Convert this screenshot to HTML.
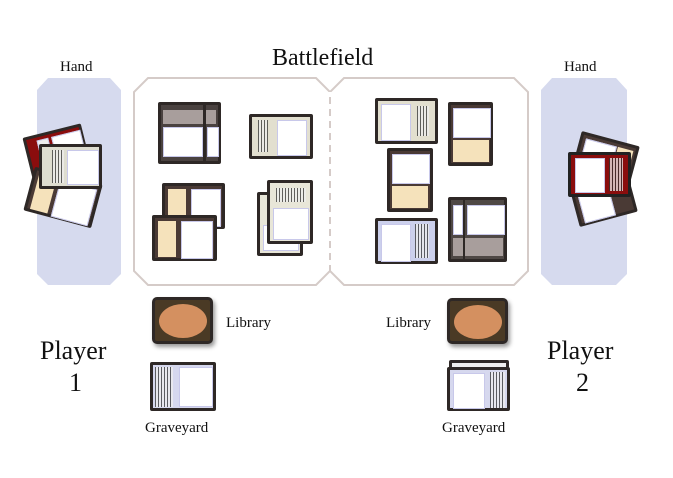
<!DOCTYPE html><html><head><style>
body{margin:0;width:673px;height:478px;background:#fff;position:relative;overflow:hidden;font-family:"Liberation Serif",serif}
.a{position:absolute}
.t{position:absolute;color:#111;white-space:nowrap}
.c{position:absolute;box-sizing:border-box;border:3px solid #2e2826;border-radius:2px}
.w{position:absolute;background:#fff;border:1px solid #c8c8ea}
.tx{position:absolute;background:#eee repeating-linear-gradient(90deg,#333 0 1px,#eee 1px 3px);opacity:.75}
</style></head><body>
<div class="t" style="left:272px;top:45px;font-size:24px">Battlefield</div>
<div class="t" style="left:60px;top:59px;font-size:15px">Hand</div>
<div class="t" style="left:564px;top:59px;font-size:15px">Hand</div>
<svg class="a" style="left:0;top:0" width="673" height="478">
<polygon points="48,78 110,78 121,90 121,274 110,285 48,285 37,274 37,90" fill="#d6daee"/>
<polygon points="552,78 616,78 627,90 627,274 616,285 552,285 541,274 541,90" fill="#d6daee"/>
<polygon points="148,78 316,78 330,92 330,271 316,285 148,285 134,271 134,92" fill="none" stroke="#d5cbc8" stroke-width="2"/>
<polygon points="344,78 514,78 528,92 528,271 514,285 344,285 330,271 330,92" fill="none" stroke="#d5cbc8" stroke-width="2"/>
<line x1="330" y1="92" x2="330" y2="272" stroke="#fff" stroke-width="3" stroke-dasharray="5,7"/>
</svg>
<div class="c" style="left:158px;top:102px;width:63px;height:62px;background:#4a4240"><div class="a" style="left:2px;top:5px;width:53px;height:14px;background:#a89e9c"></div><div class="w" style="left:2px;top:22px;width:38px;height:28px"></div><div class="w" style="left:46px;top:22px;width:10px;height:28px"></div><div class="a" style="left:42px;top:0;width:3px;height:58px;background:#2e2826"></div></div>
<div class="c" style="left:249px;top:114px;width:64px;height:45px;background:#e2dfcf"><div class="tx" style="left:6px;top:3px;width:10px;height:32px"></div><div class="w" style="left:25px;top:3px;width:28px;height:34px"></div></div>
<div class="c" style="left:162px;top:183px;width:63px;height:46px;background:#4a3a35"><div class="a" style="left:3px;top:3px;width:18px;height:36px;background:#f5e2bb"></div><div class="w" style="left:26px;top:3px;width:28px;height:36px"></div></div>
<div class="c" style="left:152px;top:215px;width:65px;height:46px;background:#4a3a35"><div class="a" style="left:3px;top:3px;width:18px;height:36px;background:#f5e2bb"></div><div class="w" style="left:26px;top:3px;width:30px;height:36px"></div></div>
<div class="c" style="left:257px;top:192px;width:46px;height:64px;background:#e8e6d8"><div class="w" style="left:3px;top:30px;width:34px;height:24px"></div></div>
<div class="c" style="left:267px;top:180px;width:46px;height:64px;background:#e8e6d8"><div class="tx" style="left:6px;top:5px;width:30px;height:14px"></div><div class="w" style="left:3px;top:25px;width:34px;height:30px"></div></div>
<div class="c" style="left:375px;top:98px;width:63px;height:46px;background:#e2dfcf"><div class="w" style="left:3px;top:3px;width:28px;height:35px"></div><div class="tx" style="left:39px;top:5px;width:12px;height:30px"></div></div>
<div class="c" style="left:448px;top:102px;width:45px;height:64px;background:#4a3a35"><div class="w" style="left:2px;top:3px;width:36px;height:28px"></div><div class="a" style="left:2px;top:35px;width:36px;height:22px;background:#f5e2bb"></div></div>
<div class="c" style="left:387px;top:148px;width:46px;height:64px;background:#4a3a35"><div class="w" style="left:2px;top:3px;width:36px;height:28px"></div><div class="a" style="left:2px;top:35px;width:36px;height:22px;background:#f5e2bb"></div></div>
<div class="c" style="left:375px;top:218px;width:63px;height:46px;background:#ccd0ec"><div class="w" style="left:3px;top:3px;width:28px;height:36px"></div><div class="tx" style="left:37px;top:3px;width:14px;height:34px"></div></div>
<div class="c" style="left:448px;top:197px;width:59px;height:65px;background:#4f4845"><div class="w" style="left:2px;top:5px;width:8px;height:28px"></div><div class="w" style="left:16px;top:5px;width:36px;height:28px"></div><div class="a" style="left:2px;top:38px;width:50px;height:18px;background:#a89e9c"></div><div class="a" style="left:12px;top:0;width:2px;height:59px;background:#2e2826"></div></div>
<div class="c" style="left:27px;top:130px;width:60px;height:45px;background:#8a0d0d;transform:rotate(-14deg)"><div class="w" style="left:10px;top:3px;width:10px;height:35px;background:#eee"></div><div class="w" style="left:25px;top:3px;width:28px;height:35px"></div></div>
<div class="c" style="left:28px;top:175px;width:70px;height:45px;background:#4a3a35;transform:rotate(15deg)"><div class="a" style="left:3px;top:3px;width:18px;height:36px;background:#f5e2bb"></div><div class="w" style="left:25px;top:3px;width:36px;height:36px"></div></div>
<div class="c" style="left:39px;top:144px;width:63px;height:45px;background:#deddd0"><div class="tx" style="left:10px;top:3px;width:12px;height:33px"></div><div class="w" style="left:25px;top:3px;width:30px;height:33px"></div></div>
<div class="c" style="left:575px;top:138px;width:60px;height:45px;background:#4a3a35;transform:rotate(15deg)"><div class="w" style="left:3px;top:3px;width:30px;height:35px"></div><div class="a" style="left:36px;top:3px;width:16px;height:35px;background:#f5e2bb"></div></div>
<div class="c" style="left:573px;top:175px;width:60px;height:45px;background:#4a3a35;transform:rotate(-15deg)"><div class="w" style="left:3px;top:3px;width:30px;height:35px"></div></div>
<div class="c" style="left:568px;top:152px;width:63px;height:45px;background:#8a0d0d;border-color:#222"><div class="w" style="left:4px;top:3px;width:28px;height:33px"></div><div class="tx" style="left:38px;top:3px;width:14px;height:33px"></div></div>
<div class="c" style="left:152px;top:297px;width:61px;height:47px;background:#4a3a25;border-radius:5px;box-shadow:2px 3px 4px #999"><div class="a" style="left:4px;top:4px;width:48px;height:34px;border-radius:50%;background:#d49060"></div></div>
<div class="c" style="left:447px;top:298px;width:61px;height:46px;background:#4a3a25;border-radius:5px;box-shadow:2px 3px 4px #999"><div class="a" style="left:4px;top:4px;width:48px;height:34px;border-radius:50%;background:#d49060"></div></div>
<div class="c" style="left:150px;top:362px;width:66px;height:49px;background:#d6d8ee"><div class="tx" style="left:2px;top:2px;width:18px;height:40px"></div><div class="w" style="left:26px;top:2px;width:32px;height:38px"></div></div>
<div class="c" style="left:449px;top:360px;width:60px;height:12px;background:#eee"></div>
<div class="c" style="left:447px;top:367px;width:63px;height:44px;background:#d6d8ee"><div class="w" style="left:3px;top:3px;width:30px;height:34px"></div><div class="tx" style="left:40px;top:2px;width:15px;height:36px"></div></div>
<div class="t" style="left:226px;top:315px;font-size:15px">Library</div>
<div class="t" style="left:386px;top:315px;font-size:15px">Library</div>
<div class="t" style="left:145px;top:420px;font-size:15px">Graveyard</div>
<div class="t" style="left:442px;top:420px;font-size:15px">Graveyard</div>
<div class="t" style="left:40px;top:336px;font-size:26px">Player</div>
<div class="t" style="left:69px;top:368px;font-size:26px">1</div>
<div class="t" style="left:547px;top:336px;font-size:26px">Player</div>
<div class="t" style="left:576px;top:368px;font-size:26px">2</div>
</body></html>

Required work =>
Without the pictures, retype the whole of the material above exactly.

The response =>
Convert this screenshot to HTML.
<!DOCTYPE html><html><head><style>
body{margin:0;width:673px;height:478px;background:#fff;position:relative;overflow:hidden;font-family:"Liberation Serif",serif}
.a{position:absolute}
.t{position:absolute;color:#111;white-space:nowrap}
.c{position:absolute;box-sizing:border-box;border:3px solid #2e2826;border-radius:2px}
.w{position:absolute;background:#fff;border:1px solid #c8c8ea}
.tx{position:absolute;background:#eee repeating-linear-gradient(90deg,#333 0 1px,#eee 1px 3px);opacity:.75}
</style></head><body>
<div class="t" style="left:272px;top:45px;font-size:24px">Battlefield</div>
<div class="t" style="left:60px;top:59px;font-size:15px">Hand</div>
<div class="t" style="left:564px;top:59px;font-size:15px">Hand</div>
<svg class="a" style="left:0;top:0" width="673" height="478">
<polygon points="48,78 110,78 121,90 121,274 110,285 48,285 37,274 37,90" fill="#d6daee"/>
<polygon points="552,78 616,78 627,90 627,274 616,285 552,285 541,274 541,90" fill="#d6daee"/>
<polygon points="148,78 316,78 330,92 330,271 316,285 148,285 134,271 134,92" fill="none" stroke="#d5cbc8" stroke-width="2"/>
<polygon points="344,78 514,78 528,92 528,271 514,285 344,285 330,271 330,92" fill="none" stroke="#d5cbc8" stroke-width="2"/>
<line x1="330" y1="92" x2="330" y2="272" stroke="#fff" stroke-width="3" stroke-dasharray="5,7"/>
</svg>
<div class="c" style="left:158px;top:102px;width:63px;height:62px;background:#4a4240"><div class="a" style="left:2px;top:5px;width:53px;height:14px;background:#a89e9c"></div><div class="w" style="left:2px;top:22px;width:38px;height:28px"></div><div class="w" style="left:46px;top:22px;width:10px;height:28px"></div><div class="a" style="left:42px;top:0;width:3px;height:58px;background:#2e2826"></div></div>
<div class="c" style="left:249px;top:114px;width:64px;height:45px;background:#e2dfcf"><div class="tx" style="left:6px;top:3px;width:10px;height:32px"></div><div class="w" style="left:25px;top:3px;width:28px;height:34px"></div></div>
<div class="c" style="left:162px;top:183px;width:63px;height:46px;background:#4a3a35"><div class="a" style="left:3px;top:3px;width:18px;height:36px;background:#f5e2bb"></div><div class="w" style="left:26px;top:3px;width:28px;height:36px"></div></div>
<div class="c" style="left:152px;top:215px;width:65px;height:46px;background:#4a3a35"><div class="a" style="left:3px;top:3px;width:18px;height:36px;background:#f5e2bb"></div><div class="w" style="left:26px;top:3px;width:30px;height:36px"></div></div>
<div class="c" style="left:257px;top:192px;width:46px;height:64px;background:#e8e6d8"><div class="w" style="left:3px;top:30px;width:34px;height:24px"></div></div>
<div class="c" style="left:267px;top:180px;width:46px;height:64px;background:#e8e6d8"><div class="tx" style="left:6px;top:5px;width:30px;height:14px"></div><div class="w" style="left:3px;top:25px;width:34px;height:30px"></div></div>
<div class="c" style="left:375px;top:98px;width:63px;height:46px;background:#e2dfcf"><div class="w" style="left:3px;top:3px;width:28px;height:35px"></div><div class="tx" style="left:39px;top:5px;width:12px;height:30px"></div></div>
<div class="c" style="left:448px;top:102px;width:45px;height:64px;background:#4a3a35"><div class="w" style="left:2px;top:3px;width:36px;height:28px"></div><div class="a" style="left:2px;top:35px;width:36px;height:22px;background:#f5e2bb"></div></div>
<div class="c" style="left:387px;top:148px;width:46px;height:64px;background:#4a3a35"><div class="w" style="left:2px;top:3px;width:36px;height:28px"></div><div class="a" style="left:2px;top:35px;width:36px;height:22px;background:#f5e2bb"></div></div>
<div class="c" style="left:375px;top:218px;width:63px;height:46px;background:#ccd0ec"><div class="w" style="left:3px;top:3px;width:28px;height:36px"></div><div class="tx" style="left:37px;top:3px;width:14px;height:34px"></div></div>
<div class="c" style="left:448px;top:197px;width:59px;height:65px;background:#4f4845"><div class="w" style="left:2px;top:5px;width:8px;height:28px"></div><div class="w" style="left:16px;top:5px;width:36px;height:28px"></div><div class="a" style="left:2px;top:38px;width:50px;height:18px;background:#a89e9c"></div><div class="a" style="left:12px;top:0;width:2px;height:59px;background:#2e2826"></div></div>
<div class="c" style="left:27px;top:130px;width:60px;height:45px;background:#8a0d0d;transform:rotate(-14deg)"><div class="w" style="left:10px;top:3px;width:10px;height:35px;background:#eee"></div><div class="w" style="left:25px;top:3px;width:28px;height:35px"></div></div>
<div class="c" style="left:28px;top:175px;width:70px;height:45px;background:#4a3a35;transform:rotate(15deg)"><div class="a" style="left:3px;top:3px;width:18px;height:36px;background:#f5e2bb"></div><div class="w" style="left:25px;top:3px;width:36px;height:36px"></div></div>
<div class="c" style="left:39px;top:144px;width:63px;height:45px;background:#deddd0"><div class="tx" style="left:10px;top:3px;width:12px;height:33px"></div><div class="w" style="left:25px;top:3px;width:30px;height:33px"></div></div>
<div class="c" style="left:575px;top:138px;width:60px;height:45px;background:#4a3a35;transform:rotate(15deg)"><div class="w" style="left:3px;top:3px;width:30px;height:35px"></div><div class="a" style="left:36px;top:3px;width:16px;height:35px;background:#f5e2bb"></div></div>
<div class="c" style="left:573px;top:175px;width:60px;height:45px;background:#4a3a35;transform:rotate(-15deg)"><div class="w" style="left:3px;top:3px;width:30px;height:35px"></div></div>
<div class="c" style="left:568px;top:152px;width:63px;height:45px;background:#8a0d0d;border-color:#222"><div class="w" style="left:4px;top:3px;width:28px;height:33px"></div><div class="tx" style="left:38px;top:3px;width:14px;height:33px"></div></div>
<div class="c" style="left:152px;top:297px;width:61px;height:47px;background:#4a3a25;border-radius:5px;box-shadow:2px 3px 4px #999"><div class="a" style="left:4px;top:4px;width:48px;height:34px;border-radius:50%;background:#d49060"></div></div>
<div class="c" style="left:447px;top:298px;width:61px;height:46px;background:#4a3a25;border-radius:5px;box-shadow:2px 3px 4px #999"><div class="a" style="left:4px;top:4px;width:48px;height:34px;border-radius:50%;background:#d49060"></div></div>
<div class="c" style="left:150px;top:362px;width:66px;height:49px;background:#d6d8ee"><div class="tx" style="left:2px;top:2px;width:18px;height:40px"></div><div class="w" style="left:26px;top:2px;width:32px;height:38px"></div></div>
<div class="c" style="left:449px;top:360px;width:60px;height:12px;background:#eee"></div>
<div class="c" style="left:447px;top:367px;width:63px;height:44px;background:#d6d8ee"><div class="w" style="left:3px;top:3px;width:30px;height:34px"></div><div class="tx" style="left:40px;top:2px;width:15px;height:36px"></div></div>
<div class="t" style="left:226px;top:315px;font-size:15px">Library</div>
<div class="t" style="left:386px;top:315px;font-size:15px">Library</div>
<div class="t" style="left:145px;top:420px;font-size:15px">Graveyard</div>
<div class="t" style="left:442px;top:420px;font-size:15px">Graveyard</div>
<div class="t" style="left:40px;top:336px;font-size:26px">Player</div>
<div class="t" style="left:69px;top:368px;font-size:26px">1</div>
<div class="t" style="left:547px;top:336px;font-size:26px">Player</div>
<div class="t" style="left:576px;top:368px;font-size:26px">2</div>
</body></html>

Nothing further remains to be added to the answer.